Print, word for word, every line from the beginning of the listing up to and including the line with "ax.patch.set_alpha(0)". Pictures are to be excluded.
-- Recorded data start --
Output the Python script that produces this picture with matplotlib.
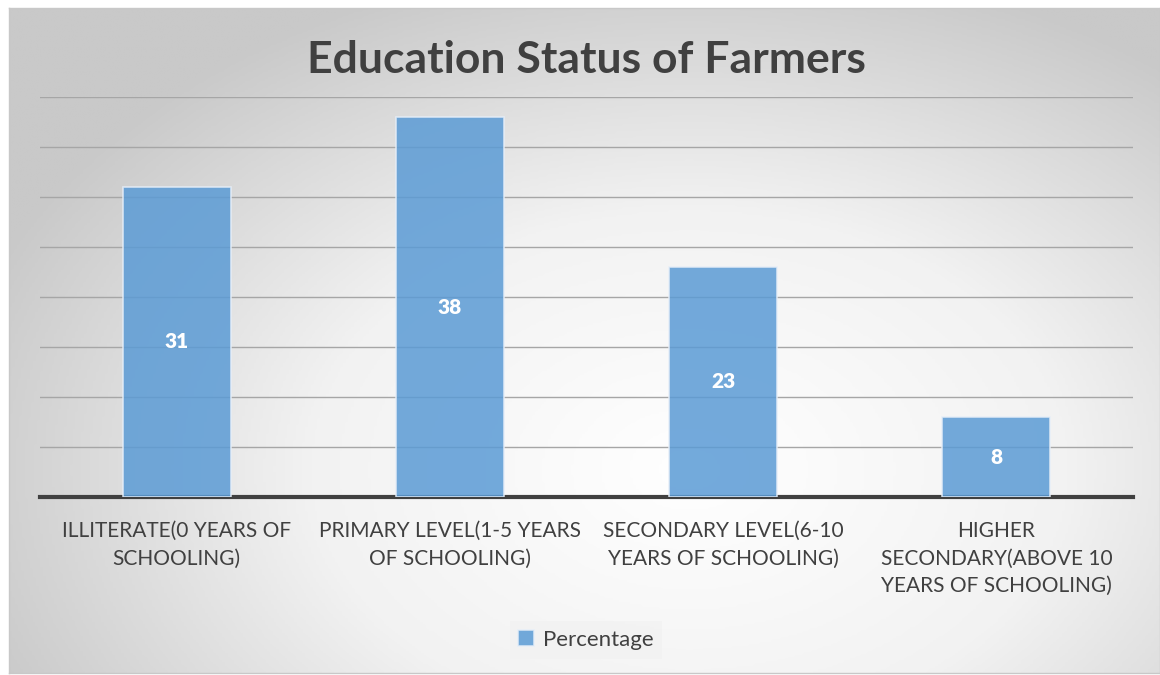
import numpy as np
import matplotlib.pyplot as plt
from matplotlib.colors import LinearSegmentedColormap

categories = [
    "ILLITERATE(0 YEARS OF\nSCHOOLING)",
    "PRIMARY LEVEL(1-5 YEARS\nOF SCHOOLING)",
    "SECONDARY LEVEL(6-10\nYEARS OF SCHOOLING)",
    "HIGHER\nSECONDARY(ABOVE 10\nYEARS OF SCHOOLING)",
]
percentage = [31, 38, 23, 8]
series_name = "Percentage"
title = "Education Status of Farmers"

plt.rcParams['font.family'] = ['Lato', 'DejaVu Sans']

W, H = 1160, 675
fig = plt.figure(figsize=(W / 100, H / 100), dpi=100)

# chart area with radial gradient background
x0, y0, x1, y1 = 9, 8, 1160, 673
bg = fig.add_axes([x0 / W, 1 - y1 / H, (x1 - x0) / W, (y1 - y0) / H], zorder=0)
gx, gy = np.meshgrid(np.linspace(x0, x1, 400), np.linspace(y0, y1, 300))
r = np.hypot((gx - 690) / 760, (gy - 470) / 520)
shade = np.clip(r, 0, 1)
cmap = LinearSegmentedColormap.from_list("bg", ["#ffffff", "#f2f2f2", "#c9c9c9"])
bg.imshow(shade, cmap=cmap, vmin=0, vmax=1, aspect='auto', extent=(0, 1, 0, 1))
bg.set_xticks([])
bg.set_yticks([])
for s in bg.spines.values():
    s.set_color('#c8c8c8')
    s.set_linewidth(1)

ax = fig.add_axes([40 / W, 1 - 497 / H, (1133 - 40) / W, 400 / H], zorder=1)
ax.patch.set_alpha(0)

xs = np.arange(len(categories))
bars = ax.bar(xs, percentage, width=0.395, color='#5b9bd5', alpha=0.85,
              edgecolor='#e6eef8', linewidth=1.2, zorder=3, label=series_name)
for rect, v in zip(bars, percentage):
    ax.text(rect.get_x() + rect.get_width() / 2, v / 2, str(v), ha='center', va='center',
            color='white', fontsize=15, fontweight='heavy', zorder=4)

ax.set_xlim(-0.5, len(categories) - 0.5)
ax.set_ylim(0, 40)
ax.set_yticks(np.arange(5, 45, 5))
ax.yaxis.grid(True, color='#a6a6a6', linewidth=1)
ax.set_axisbelow(True)
ax.tick_params(axis='y', left=False, labelleft=False)
ax.tick_params(axis='x', bottom=False, pad=14)
ax.set_xticks(xs)
ax.set_xticklabels(categories, fontsize=15, color='#404040', linespacing=1.45)
for side in ['top', 'right', 'left']:
    ax.spines[side].set_visible(False)
ax.spines['bottom'].set_color('#404040')
ax.spines['bottom'].set_linewidth(3)

fig.text(586 / W, 1 - 60 / H, title, ha='center', va='center', fontsize=32,
         fontweight='bold', color='#404040')

leg = fig.legend(handles=[bars], labels=[series_name], loc='center',
                 bbox_to_anchor=(586 / W, 1 - 640 / H), frameon=True, fontsize=16,
                 handlelength=0.7, handleheight=0.7, handletextpad=0.4,
                 borderpad=0.4, fancybox=False)
leg.get_frame().set_facecolor('#f2f2f2')
leg.get_frame().set_edgecolor('none')
for t in leg.get_texts():
    t.set_color('#404040')

fig.savefig('out.png', dpi=100)
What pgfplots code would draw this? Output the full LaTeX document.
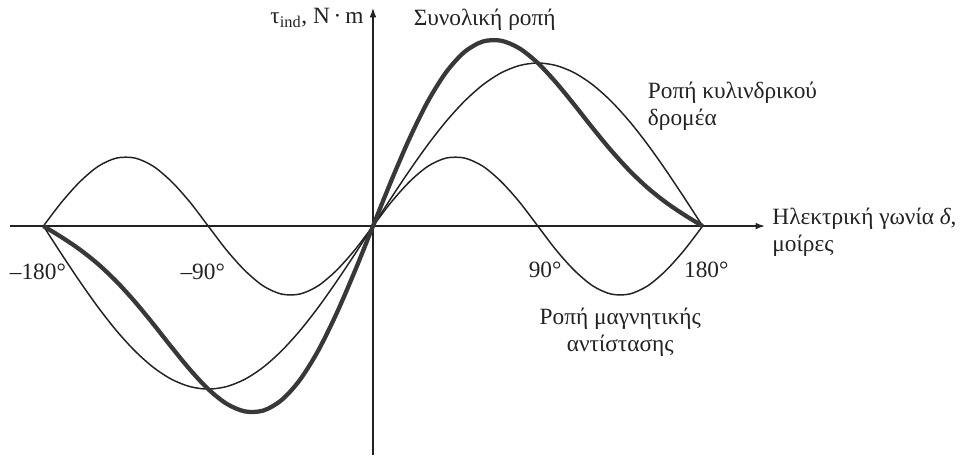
\documentclass[border=0pt]{standalone}
\usepackage{fontspec}
\setmainfont{Liberation Serif}
\usepackage{pgfplots}
\pgfplotsset{compat=1.18}
\usepackage{pgfplotstable}
\usetikzlibrary{arrows.meta}

% delta (deg), cylindrical-rotor torque, reluctance torque, total torque
\pgfplotstableread{
d     cyl     rel     tot
-180  0       0       0
-170  -28.3   24.0    -11.2
-160  -55.7   44.4    -23.6
-150  -81.5   59.8    -38.2
-140  -104.8  68.0    -55.6
-130  -124.9  68.0    -75.7
-120  -141.2  59.8    -97.9
-110  -153.2  44.4    -121.1
-100  -160.5  24.0    -143.4
-90   -163    0       -163
-80   -160.5  -24.0   -177.6
-70   -153.2  -44.4   -185.3
-60   -141.2  -59.8   -184.5
-50   -124.9  -68.0   -174.1
-40   -104.8  -68.0   -154.0
-30   -81.5   -59.8   -124.8
-20   -55.7   -44.4   -87.8
-10   -28.3   -24.0   -45.4
0     0       0       0
10    28.3    24.0    45.4
20    55.7    44.4    87.8
30    81.5    59.8    124.8
40    104.8   68.0    154.0
50    124.9   68.0    174.1
60    141.2   59.8    184.5
70    153.2   44.4    185.3
80    160.5   24.0    177.6
90    163     0       163
100   160.5   -24.0   143.4
110   153.2   -44.4   121.1
120   141.2   -59.8   97.9
130   124.9   -68.0   75.7
140   104.8   -68.0   55.6
150   81.5    -59.8   38.2
160   55.7    -44.4   23.6
170   28.3    -24.0   11.2
180   0       0       0
}\torque

\definecolor{ink}{HTML}{222222}
\tikzset{lbl/.style={font=\fontsize{17.5}{20.5}\selectfont, text=ink, inner sep=0pt}}

\begin{document}
\begin{tikzpicture}
\begin{axis}[
  x=1.373pt, y=0.75pt,
  axis lines=middle,
  axis line style={ink, line width=0.9pt, -{Latex[length=7pt,width=5pt]}},
  xmin=-198, xmax=214,
  ymin=-229, ymax=218,
  xtick=\empty, ytick=\empty,
  clip=false,
]
\addplot[ink, line width=1.1pt, smooth] table[x=d, y=cyl] {\torque};
\addplot[ink, line width=1.1pt, smooth] table[x=d, y=rel] {\torque};
\addplot[ink!90, line width=3.2pt, smooth] table[x=d, y=tot] {\torque};

% tick labels
\node[lbl] at (axis cs:-183,-46) {–180°};
\node[lbl] at (axis cs:-93,-46) {–90°};
\node[lbl] at (axis cs:94,-44) {90°};
\node[lbl] at (axis cs:182,-44) {180°};

% axis titles
\node[lbl, anchor=east] at (axis cs:-5,208) {τ\textsubscript{ind}, N\,·\,m};
\node[lbl, anchor=west, align=left] at (axis cs:218,-6) {Ηλεκτρική γωνία \textit{δ},\\μοίρες};

% curve names
\node[lbl] at (axis cs:61,206) {Συνολική ροπή};
\node[lbl, anchor=west, align=left] at (axis cs:150,120) {Ροπή κυλινδρικού\\δρομέα};
\node[lbl, align=center] at (axis cs:135,-106) {Ροπή μαγνητικής\\αντίστασης};

\coordinate (bbA) at (axis cs:-203.7,226);
\coordinate (bbB) at (axis cs:323.3,-235);
\end{axis}
\pgfresetboundingbox
\path (bbA) rectangle (bbB);
\end{tikzpicture}
\end{document}
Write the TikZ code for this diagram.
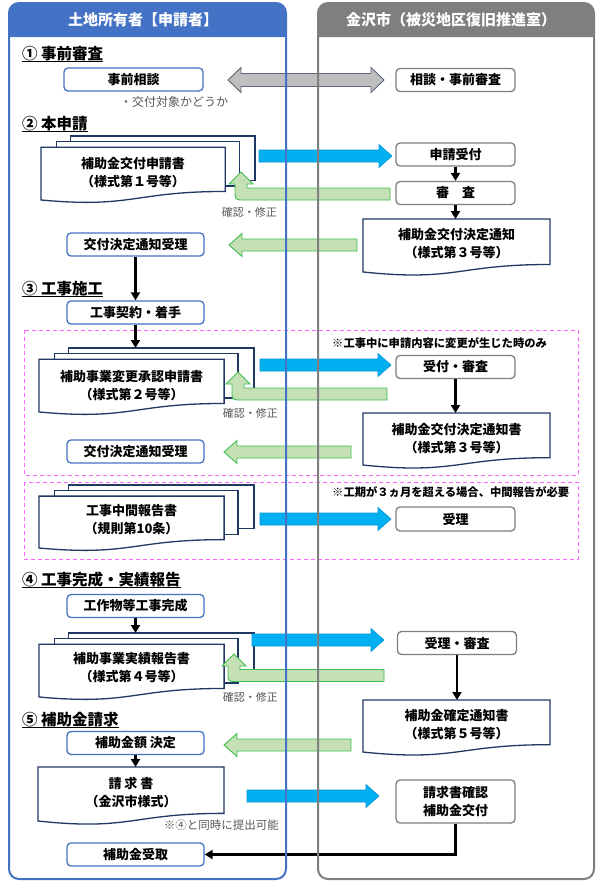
\documentclass[tikz,border=0pt]{standalone}
\usepackage{fontspec}
\setmainfont{Noto Sans CJK JP}
\usetikzlibrary{arrows.meta,calc}
\definecolor{lblue}{HTML}{4472C4}
\definecolor{rgray}{HTML}{7F7F7F}
\definecolor{navy}{HTML}{203864}
\definecolor{cyanfill}{HTML}{00B0F0}
\definecolor{cyandraw}{HTML}{0098D8}
\definecolor{gfill}{HTML}{C5E0B4}
\definecolor{gdraw}{HTML}{3CBE50}
\definecolor{grfill}{HTML}{BFBFBF}
\definecolor{grdraw}{HTML}{5B6778}
\definecolor{pinkc}{HTML}{FF66FF}
\definecolor{notegray}{HTML}{595959}
\tikzset{
 boxtxt/.style={font=\fontsize{13}{18}\selectfont\bfseries},
 lbox/.style={boxtxt, draw=lblue, line width=1.3pt, rounded corners=4pt, fill=white, minimum height=23pt, minimum width=137pt, inner sep=0pt},
 rbox/.style={boxtxt, draw=rgray, line width=1.3pt, rounded corners=4pt, fill=white, minimum width=119pt, minimum height=23pt, inner sep=0pt},
 doctxt/.style={boxtxt, align=center, inner sep=0pt},
 docln/.style={draw=navy, line width=1.3pt, fill=white},
 headtxt/.style={font=\fontsize{15.5}{18}\selectfont\bfseries, anchor=base west, inner sep=0pt},
 smalltxt/.style={font=\fontsize{11}{14}\selectfont, text=notegray, inner sep=0pt},
 notetxt/.style={font=\fontsize{11.3}{14}\selectfont\bfseries, inner sep=0pt, anchor=west},
 blk/.style={line width=2.3pt, -{Triangle[width=9pt,length=8pt]}},
 bluearr/.style={fill=cyanfill, draw=cyandraw, line width=0.6pt},
 grnarr/.style={fill=gfill, draw=gdraw, line width=0.9pt},
 grayarr/.style={fill=grfill, draw=grdraw, line width=0.9pt},
 pinkbox/.style={draw=pinkc, line width=0.9pt, dash pattern=on 4pt off 3pt},
 ulinestyle/.style={line width=0.9pt},
}
% right-pointing block arrow: style, tail x, tip x, y
\newcommand\arrR[4]{\filldraw[#1] (#2,#4-6) -- (#3-13,#4-6) -- (#3-13,#4-11.5) -- (#3,#4) -- (#3-13,#4+11.5) -- (#3-13,#4+6) -- (#2,#4+6) -- cycle;}
% left-pointing block arrow: style, tip x, tail x, y
\newcommand\arrL[4]{\filldraw[#1] (#3,#4-6) -- (#2+13,#4-6) -- (#2+13,#4-11.5) -- (#2,#4) -- (#2+13,#4+11.5) -- (#2+13,#4+6) -- (#3,#4+6) -- cycle;}
% bent arrow: style, right x, body y, shaft x, tip y
\newcommand\arrLup[5]{\filldraw[#1] (#2,#3+6) -- (#4+3,#3+6) .. controls (#4-6,#3+6) .. (#4-6,#3-3) -- (#4-6,#5+12) -- (#4-12,#5+12) -- (#4,#5) -- (#4+12,#5+12) -- (#4+6,#5+12) -- (#4+6,#3-6) -- (#2,#3-6) -- cycle;}
% single document: x1 y1 w h
\newcommand\sdoc[4]{\filldraw[docln] (#1,#2) -- (#1+#3,#2) -- (#1+#3,#2+0.802*#4) .. controls (#1+0.5*#3,#2+0.802*#4) and (#1+0.5*#3,#2+1.1075*#4) .. (#1,#2+0.934*#4) -- cycle;}
% multi document: x1 y1 w h
\newcommand\mdoc[4]{%
 \filldraw[docln] (#1+0.1376*#3,#2) rectangle (#1+#3,#2+0.666*#4);
 \filldraw[docln] (#1+0.071*#3,#2+0.084*#4) rectangle (#1+0.926*#3,#2+0.752*#4);
 \filldraw[docln] (#1,#2+0.17*#4) -- (#1+0.861*#3,#2+0.17*#4) -- (#1+0.861*#3,#2+0.834*#4) .. controls (#1+0.43*#3,#2+0.834*#4) and (#1+0.43*#3,#2+1.09*#4) .. (#1,#2+0.962*#4) -- cycle;}
\begin{document}
\begin{tikzpicture}[x=1pt,y=-1pt]
\useasboundingbox (0,0) rectangle (597,884);
\fill[white] (0,0) rectangle (597,884);
% header bands
\fill[lblue] (9,37) [rounded corners=10pt] -- (9,3) -- (286,3) [sharp corners] -- (286,37) -- cycle;
\fill[rgray] (318,37) [rounded corners=10pt] -- (318,3) -- (594,3) [sharp corners] -- (594,37) -- cycle;
\node[font=\fontsize{15}{18}\selectfont\bfseries, text=white] (hl) at (143,20) {土地所有者【申請者】};
\node[font=\fontsize{15}{18}\selectfont\bfseries, text=white] (hr) at (451,20) {金沢市（被災地区復旧推進室）};
% pink dashed frames
\draw[pinkbox] (24,330) rectangle (578,475);
\draw[pinkbox] (24,482) rectangle (578,559);
% headings
\node[headtxt] (h1) at (22,59) {① 事前審査};
\node[headtxt] (h2) at (22,129) {② 本申請};
\node[headtxt] (h3) at (22,294) {③ 工事施工};
\node[headtxt] (h4) at (22,585) {④ 工事完成・実績報告};
\node[headtxt] (h5) at (22,725) {⑤ 補助金請求};
\foreach \h in {h1,h2,h3,h4,h5}{\draw[ulinestyle] ($(\h.base west)+(0,2.5)$) -- ($(\h.base east)+(0,2.5)$);}
% section 1
\node[lbox, minimum width=139pt] (a1) at (133.5,79.5) {事前相談};
\node[rbox] (b1) at (455.5,80) {相談・事前審査};
\node[smalltxt, font=\fontsize{12}{14}\selectfont, anchor=west] (t1) at (120,102) {・交付対象かどうか};
\filldraw[grayarr] (228,80) -- (241,67.5) -- (241,73.5) -- (371,73.5) -- (371,67.5) -- (384,80) -- (371,92.5) -- (371,86.5) -- (241,86.5) -- (241,92.5) -- cycle;
% section 2
\mdoc{41}{136}{214}{66.5}
\node[doctxt] (d1) at (133,172.5) {補助金交付申請書\\（様式第１号等）};
\node[rbox] (b2) at (455.5,154.5) {申請受付};
\node[rbox] (b3) at (455.5,193) {審　査};
\sdoc{363}{219}{187}{56.7}
\node[doctxt] (d5) at (456.5,244) {補助金交付決定通知\\（様式第３号等）};
\coordinate (d5top) at (456.5,219);
\node[lbox] (a2) at (135.5,244.5) {交付決定通知受理};
\node[smalltxt, anchor=east] (c1) at (277,212) {確認・修正};
\arrR{bluearr}{259}{392}{156}
\arrLup{grnarr}{390}{194}{241}{172}
\arrL{grnarr}{229}{357}{245}
\draw[blk] (b2.south) -- (b3.north);
\draw[blk] (b3.south) -- (b3.south |- d5top);
% section 3
\node[lbox] (a3) at (135.5,312.5) {工事契約・着手};
\draw[blk] (a2.south) -- (a3.north);
\node[notetxt] (n1) at (332,343) {※工事中に申請内容に変更が生じた時のみ};
\mdoc{39}{348}{215}{66.5}
\coordinate (d2top) at (135.5,348);
\node[doctxt] (d2) at (131.5,385.5) {補助事業変更承認申請書\\（様式第２号等）};
\draw[blk] (a3.south) -- (a3.south |- d2top);
\node[rbox] (b4) at (455.5,367) {受付・審査};
\sdoc{363}{413}{187}{55.7}
\coordinate (d6top) at (455.5,413);
\node[doctxt] (d6) at (456.5,438.5) {補助金交付決定通知書\\（様式第３号等）};
\draw[blk] (b4.south) -- (b4.south |- d6top);
\node[smalltxt, anchor=east] (c2) at (278,413) {確認・修正};
\node[lbox] (a4) at (135.5,451.5) {交付決定通知受理};
\arrR{bluearr}{260}{391}{365}
\arrLup{grnarr}{387}{394}{238}{372}
\arrL{grnarr}{224}{351}{452}
% interim report
\node[notetxt] (n2) at (332,492) {※工期が３ヵ月を超える場合、中間報告が必要};
\mdoc{39}{485}{215}{65.5}
\node[doctxt] (d3) at (131.5,520) {工事中間報告書\\（規則第10条）};
\node[rbox, minimum height=24pt] (b5) at (455.5,519) {受理};
\arrR{bluearr}{260}{391}{519}
% section 4
\node[lbox] (a5) at (135.5,606) {工作物等工事完成};
\mdoc{39}{633}{215}{66.5}
\coordinate (d4top) at (135.5,633);
\node[doctxt] (d4) at (131.5,668) {補助事業実績報告書\\（様式第４号等）};
\draw[blk] (a5.south) -- (a5.south |- d4top);
\node[rbox] (b6) at (457,643) {受理・審査};
\sdoc{363}{700}{187}{55.7}
\coordinate (d7top) at (457,700);
\node[doctxt] (d7) at (456.5,724.5) {補助金確定通知書\\（様式第５号等）};
\draw[blk] (b6.south) -- (b6.south |- d7top);
\node[smalltxt, anchor=east] (c3) at (278,697) {確認・修正};
\arrR{bluearr}{252}{384}{640}
\arrLup{grnarr}{384}{675.5}{234}{654}
% section 5
\node[lbox] (a6) at (135.5,743) {補助金額 決定};
\arrL{grnarr}{224}{351}{745}
\sdoc{38}{767}{186}{57.8}
\coordinate (d8top) at (135.5,767);
\node[doctxt] (d8) at (131,792.5) {請 求 書\\（金沢市様式）};
\draw[blk] (a6.south) -- (a6.south |- d8top);
\node[rbox, minimum height=43pt, align=center] (b7) at (455.5,801.5) {請求書確認\\補助金交付};
\arrR{bluearr}{247}{379}{796}
\node[smalltxt, font=\fontsize{11.5}{14}\selectfont, anchor=east] (c4) at (279,825) {※④と同時に提出可能};
\node[lbox] (a7) at (135.5,854.5) {補助金受取};
\draw[blk] (b7.south) |- (a7.east);
% panel outlines
\draw[lblue, line width=2pt, rounded corners=10pt] (9,3) rectangle (286,879);
\draw[rgray, line width=2pt, rounded corners=10pt] (318,3) rectangle (594,879);
\end{tikzpicture}
\end{document}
-- Recorded data end --
■ **Written reply**
Output the Python script that produces this picture with matplotlib.
import numpy as np
import matplotlib.pyplot as plt
from matplotlib.colors import LinearSegmentedColormap

categories = [
    "ILLITERATE(0 YEARS OF\nSCHOOLING)",
    "PRIMARY LEVEL(1-5 YEARS\nOF SCHOOLING)",
    "SECONDARY LEVEL(6-10\nYEARS OF SCHOOLING)",
    "HIGHER\nSECONDARY(ABOVE 10\nYEARS OF SCHOOLING)",
]
percentage = [31, 38, 23, 8]
series_name = "Percentage"
title = "Education Status of Farmers"

plt.rcParams['font.family'] = ['Lato', 'DejaVu Sans']

W, H = 1160, 675
fig = plt.figure(figsize=(W / 100, H / 100), dpi=100)

# chart area with radial gradient background
x0, y0, x1, y1 = 9, 8, 1160, 673
bg = fig.add_axes([x0 / W, 1 - y1 / H, (x1 - x0) / W, (y1 - y0) / H], zorder=0)
gx, gy = np.meshgrid(np.linspace(x0, x1, 400), np.linspace(y0, y1, 300))
r = np.hypot((gx - 690) / 760, (gy - 470) / 520)
shade = np.clip(r, 0, 1)
cmap = LinearSegmentedColormap.from_list("bg", ["#ffffff", "#f2f2f2", "#c9c9c9"])
bg.imshow(shade, cmap=cmap, vmin=0, vmax=1, aspect='auto', extent=(0, 1, 0, 1))
bg.set_xticks([])
bg.set_yticks([])
for s in bg.spines.values():
    s.set_color('#c8c8c8')
    s.set_linewidth(1)

ax = fig.add_axes([40 / W, 1 - 497 / H, (1133 - 40) / W, 400 / H], zorder=1)
ax.patch.set_alpha(0)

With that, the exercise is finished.